— start of RECORDED DATA —

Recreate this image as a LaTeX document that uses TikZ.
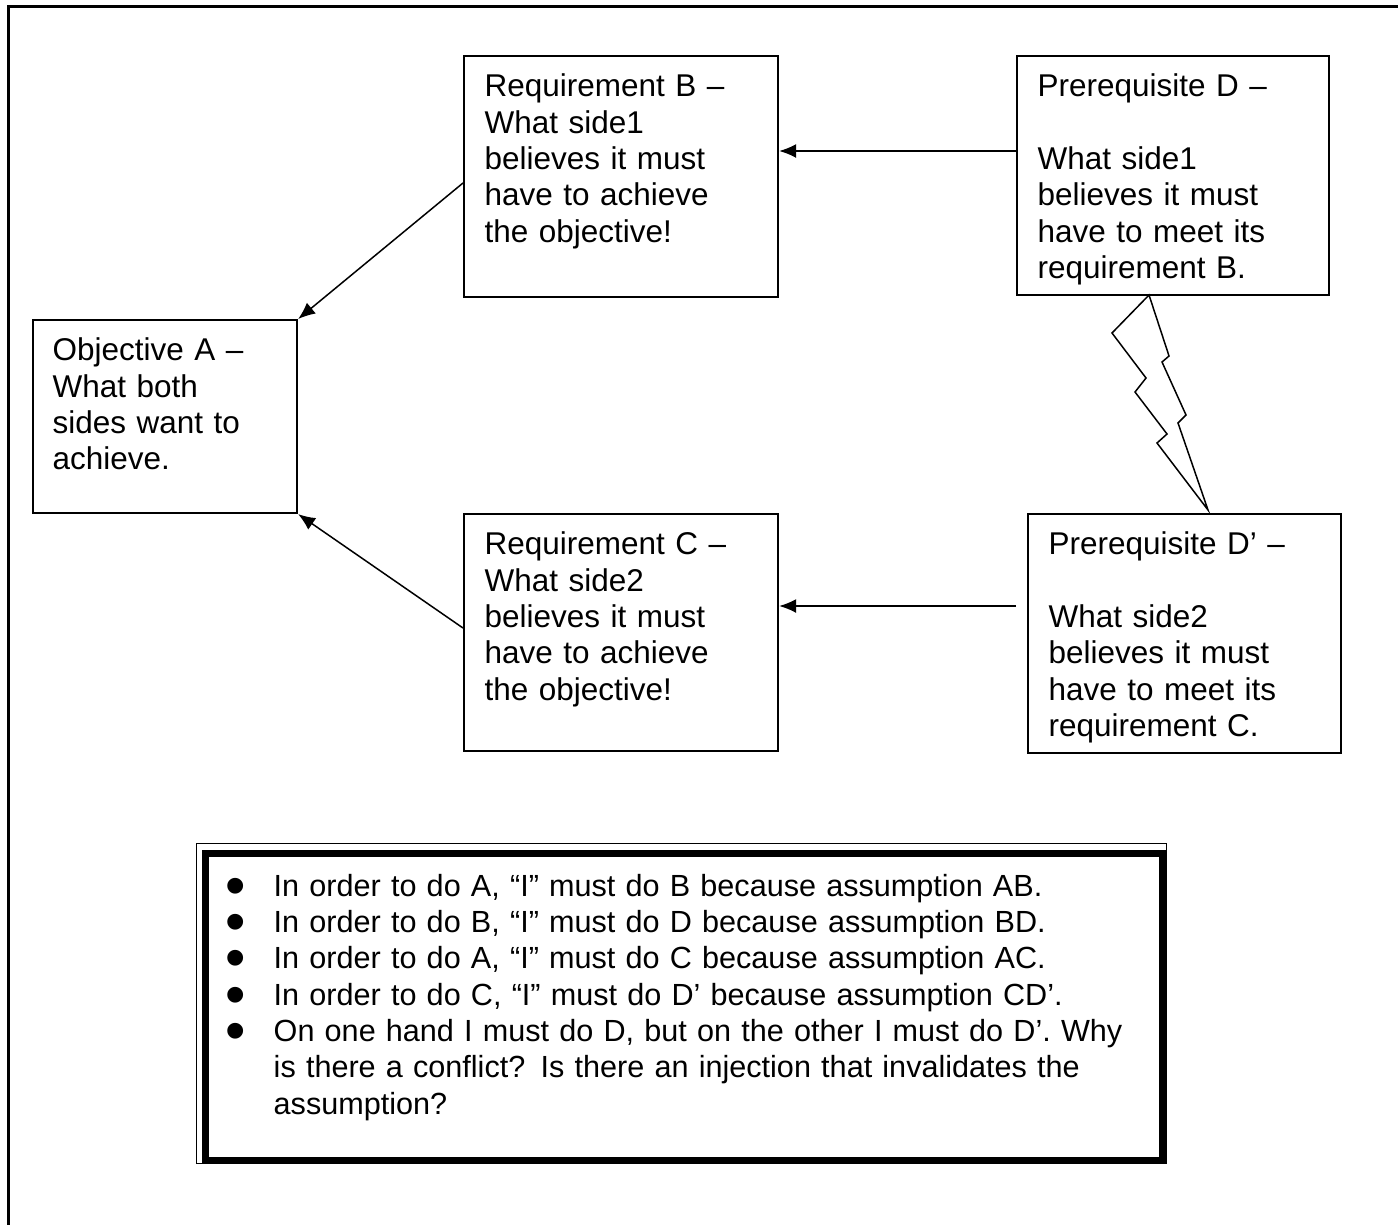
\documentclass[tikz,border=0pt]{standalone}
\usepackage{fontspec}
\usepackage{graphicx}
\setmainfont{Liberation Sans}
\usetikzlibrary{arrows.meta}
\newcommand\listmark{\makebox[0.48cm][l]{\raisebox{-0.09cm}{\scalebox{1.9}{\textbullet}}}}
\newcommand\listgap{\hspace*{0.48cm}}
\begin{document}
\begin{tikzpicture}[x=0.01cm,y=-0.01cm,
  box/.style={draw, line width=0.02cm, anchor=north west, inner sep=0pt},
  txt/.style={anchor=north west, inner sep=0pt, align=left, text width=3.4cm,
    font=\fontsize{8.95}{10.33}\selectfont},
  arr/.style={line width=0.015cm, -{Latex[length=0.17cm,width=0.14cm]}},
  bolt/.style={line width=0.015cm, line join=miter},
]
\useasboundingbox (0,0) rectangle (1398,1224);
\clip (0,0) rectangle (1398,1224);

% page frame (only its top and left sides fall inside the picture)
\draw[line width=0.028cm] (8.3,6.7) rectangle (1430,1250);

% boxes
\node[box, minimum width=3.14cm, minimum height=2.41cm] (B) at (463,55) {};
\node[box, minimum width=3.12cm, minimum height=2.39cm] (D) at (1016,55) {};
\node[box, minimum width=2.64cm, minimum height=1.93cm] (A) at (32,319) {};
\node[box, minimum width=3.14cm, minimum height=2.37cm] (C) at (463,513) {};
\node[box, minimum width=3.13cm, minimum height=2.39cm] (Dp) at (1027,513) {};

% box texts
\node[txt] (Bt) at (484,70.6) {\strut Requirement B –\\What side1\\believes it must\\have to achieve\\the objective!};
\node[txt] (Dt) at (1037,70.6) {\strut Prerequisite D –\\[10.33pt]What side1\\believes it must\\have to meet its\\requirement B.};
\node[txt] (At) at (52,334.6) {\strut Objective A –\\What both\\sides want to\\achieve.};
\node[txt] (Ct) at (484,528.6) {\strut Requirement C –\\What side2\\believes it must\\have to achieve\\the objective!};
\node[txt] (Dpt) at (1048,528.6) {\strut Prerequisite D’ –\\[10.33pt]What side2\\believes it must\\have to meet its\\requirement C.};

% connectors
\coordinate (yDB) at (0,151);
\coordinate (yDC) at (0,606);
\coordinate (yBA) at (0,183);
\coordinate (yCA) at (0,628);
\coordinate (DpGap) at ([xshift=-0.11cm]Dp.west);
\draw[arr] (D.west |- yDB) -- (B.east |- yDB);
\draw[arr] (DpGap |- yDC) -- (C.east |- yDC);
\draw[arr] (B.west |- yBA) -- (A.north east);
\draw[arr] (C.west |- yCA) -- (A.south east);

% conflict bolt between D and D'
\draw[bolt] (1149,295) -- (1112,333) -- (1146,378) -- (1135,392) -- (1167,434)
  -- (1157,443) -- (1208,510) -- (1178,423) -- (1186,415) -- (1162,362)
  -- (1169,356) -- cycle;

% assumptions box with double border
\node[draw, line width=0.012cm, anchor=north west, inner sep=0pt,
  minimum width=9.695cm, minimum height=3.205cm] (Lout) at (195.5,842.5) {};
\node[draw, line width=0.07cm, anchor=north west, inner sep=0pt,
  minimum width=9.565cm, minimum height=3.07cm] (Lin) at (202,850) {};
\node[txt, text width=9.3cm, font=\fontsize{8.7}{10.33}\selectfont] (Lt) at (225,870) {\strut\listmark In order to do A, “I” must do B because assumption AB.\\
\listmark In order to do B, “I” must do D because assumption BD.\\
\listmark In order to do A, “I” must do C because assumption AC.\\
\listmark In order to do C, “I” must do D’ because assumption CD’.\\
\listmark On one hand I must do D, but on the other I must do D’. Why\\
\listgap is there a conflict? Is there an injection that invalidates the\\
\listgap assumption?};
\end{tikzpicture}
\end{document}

— end of RECORDED DATA —

* [REQUIREMENTS]
Transcribe the material exactly, leaving every picture out.

* [CORRECT ANSWER]
Recreate this image as a LaTeX document that uses TikZ.
\documentclass[tikz,border=0pt]{standalone}
\usepackage{fontspec}
\usepackage{graphicx}
\setmainfont{Liberation Sans}
\usetikzlibrary{arrows.meta}
\newcommand\listmark{\makebox[0.48cm][l]{\raisebox{-0.09cm}{\scalebox{1.9}{\textbullet}}}}
\newcommand\listgap{\hspace*{0.48cm}}
\begin{document}
\begin{tikzpicture}[x=0.01cm,y=-0.01cm,
  box/.style={draw, line width=0.02cm, anchor=north west, inner sep=0pt},
  txt/.style={anchor=north west, inner sep=0pt, align=left, text width=3.4cm,
    font=\fontsize{8.95}{10.33}\selectfont},
  arr/.style={line width=0.015cm, -{Latex[length=0.17cm,width=0.14cm]}},
  bolt/.style={line width=0.015cm, line join=miter},
]
\useasboundingbox (0,0) rectangle (1398,1224);
\clip (0,0) rectangle (1398,1224);

% page frame (only its top and left sides fall inside the picture)
\draw[line width=0.028cm] (8.3,6.7) rectangle (1430,1250);

% boxes
\node[box, minimum width=3.14cm, minimum height=2.41cm] (B) at (463,55) {};
\node[box, minimum width=3.12cm, minimum height=2.39cm] (D) at (1016,55) {};
\node[box, minimum width=2.64cm, minimum height=1.93cm] (A) at (32,319) {};
\node[box, minimum width=3.14cm, minimum height=2.37cm] (C) at (463,513) {};
\node[box, minimum width=3.13cm, minimum height=2.39cm] (Dp) at (1027,513) {};

% box texts
\node[txt] (Bt) at (484,70.6) {\strut Requirement B –\\What side1\\believes it must\\have to achieve\\the objective!};
\node[txt] (Dt) at (1037,70.6) {\strut Prerequisite D –\\[10.33pt]What side1\\believes it must\\have to meet its\\requirement B.};
\node[txt] (At) at (52,334.6) {\strut Objective A –\\What both\\sides want to\\achieve.};
\node[txt] (Ct) at (484,528.6) {\strut Requirement C –\\What side2\\believes it must\\have to achieve\\the objective!};
\node[txt] (Dpt) at (1048,528.6) {\strut Prerequisite D’ –\\[10.33pt]What side2\\believes it must\\have to meet its\\requirement C.};

% connectors
\coordinate (yDB) at (0,151);
\coordinate (yDC) at (0,606);
\coordinate (yBA) at (0,183);
\coordinate (yCA) at (0,628);
\coordinate (DpGap) at ([xshift=-0.11cm]Dp.west);
\draw[arr] (D.west |- yDB) -- (B.east |- yDB);
\draw[arr] (DpGap |- yDC) -- (C.east |- yDC);
\draw[arr] (B.west |- yBA) -- (A.north east);
\draw[arr] (C.west |- yCA) -- (A.south east);

% conflict bolt between D and D'
\draw[bolt] (1149,295) -- (1112,333) -- (1146,378) -- (1135,392) -- (1167,434)
  -- (1157,443) -- (1208,510) -- (1178,423) -- (1186,415) -- (1162,362)
  -- (1169,356) -- cycle;

% assumptions box with double border
\node[draw, line width=0.012cm, anchor=north west, inner sep=0pt,
  minimum width=9.695cm, minimum height=3.205cm] (Lout) at (195.5,842.5) {};
\node[draw, line width=0.07cm, anchor=north west, inner sep=0pt,
  minimum width=9.565cm, minimum height=3.07cm] (Lin) at (202,850) {};
\node[txt, text width=9.3cm, font=\fontsize{8.7}{10.33}\selectfont] (Lt) at (225,870) {\strut\listmark In order to do A, “I” must do B because assumption AB.\\
\listmark In order to do B, “I” must do D because assumption BD.\\
\listmark In order to do A, “I” must do C because assumption AC.\\
\listmark In order to do C, “I” must do D’ because assumption CD’.\\
\listmark On one hand I must do D, but on the other I must do D’. Why\\
\listgap is there a conflict? Is there an injection that invalidates the\\
\listgap assumption?};
\end{tikzpicture}
\end{document}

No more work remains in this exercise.